No doctrine was preached, that we know of, about instrumental music,  so, remembering,  If  anyone  preach another gospel than that which was preached, let him be accursed,  does  anyone  or any group have any  right  to  make  an  issue  of  instrumental  music?   Listing the  verses  that  just  say  sing  doesn't  prove at all that instruments are outlawed.   There's  no  direct  command  and  no  Thou shalt not.  So how can we make a doctrine of it and claim the other denominations are going to hell?  Isn't  that  like  the  Pharisees,  who  trusted in themselves that they were righteous and despised others?   Didn't  Jesus  strongly  disagree  with  them?    So wouldn't  the  self-righteousness and  control  efforts,  dividing families,  be  extremely  sinful?      

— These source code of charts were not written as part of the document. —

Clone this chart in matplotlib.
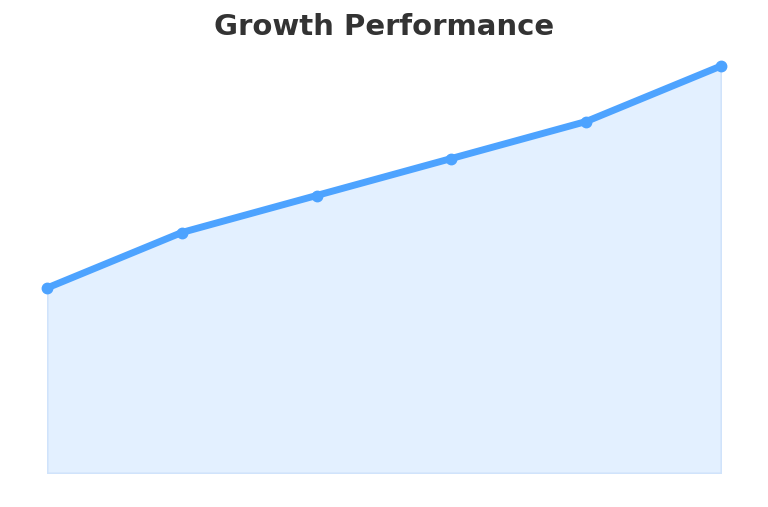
import numpy as np
import matplotlib.pyplot as plt

# data
periods = ["P1", "P2", "P3", "P4", "P5", "P6"]
values = [50, 65, 75, 85, 95, 110]

x = np.arange(len(periods))

fig = plt.figure(figsize=(7.68, 5.07), dpi=100)
ax = fig.add_axes([47 / 768, 34 / 507, 674 / 768, 407 / 507])

ax.fill_between(x, values, 0, facecolor="#e3f0ff", edgecolor="#d0e3fb",
                linewidth=1.5)
ax.plot(x, values, color="#4da3ff", linewidth=5, marker="o", markersize=7.5,
        solid_capstyle="round", clip_on=False, zorder=3)

ax.set_xlim(0, len(periods) - 1)
ax.set_ylim(0, 110)
ax.axis("off")

fig.text(0.5, 1 - 27 / 507, "Growth Performance", ha="center", va="center",
         fontsize=21, fontweight="bold", color="#333333")

fig.savefig("out.png", dpi=100)
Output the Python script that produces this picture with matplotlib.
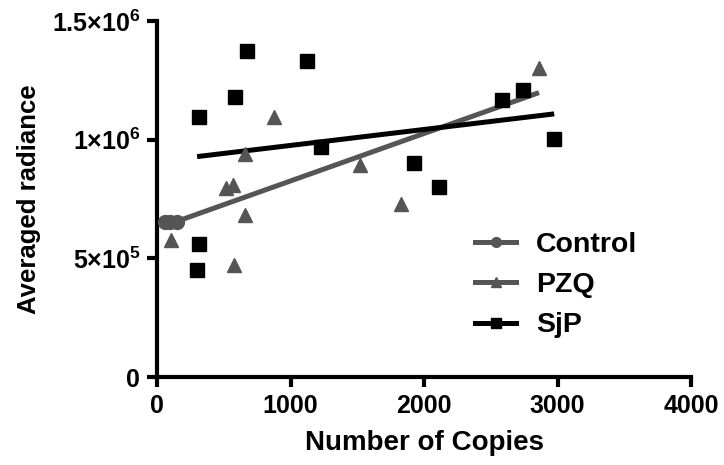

Editing to add another question,  if  "the harps of God" are symbols of something else, then what?   All  instruments, maybe?   Because  there've  been  quite  a  few  world- famous  Jewish  violinists.    And in  football games/parades  marching  bands,  they have  little  lyre-shaped  devices  to  hold  their  music,  which  attach to the instruments,  or, in the case of flutes, I think are  held  by  a  stem under the arm,  and these  lyres  are  the universal  symbol  now  for  all  instrumental  music,  used in the International  Federation of Musicians'  logo.   Is  there  anything else  harps  could  stand for?   And if  so,  why  didn't  John  just  say  so?    Again,  we  don't  know  a thing about  the  music  in  those  seven  churches  of  Asia,  can't  assume  anything.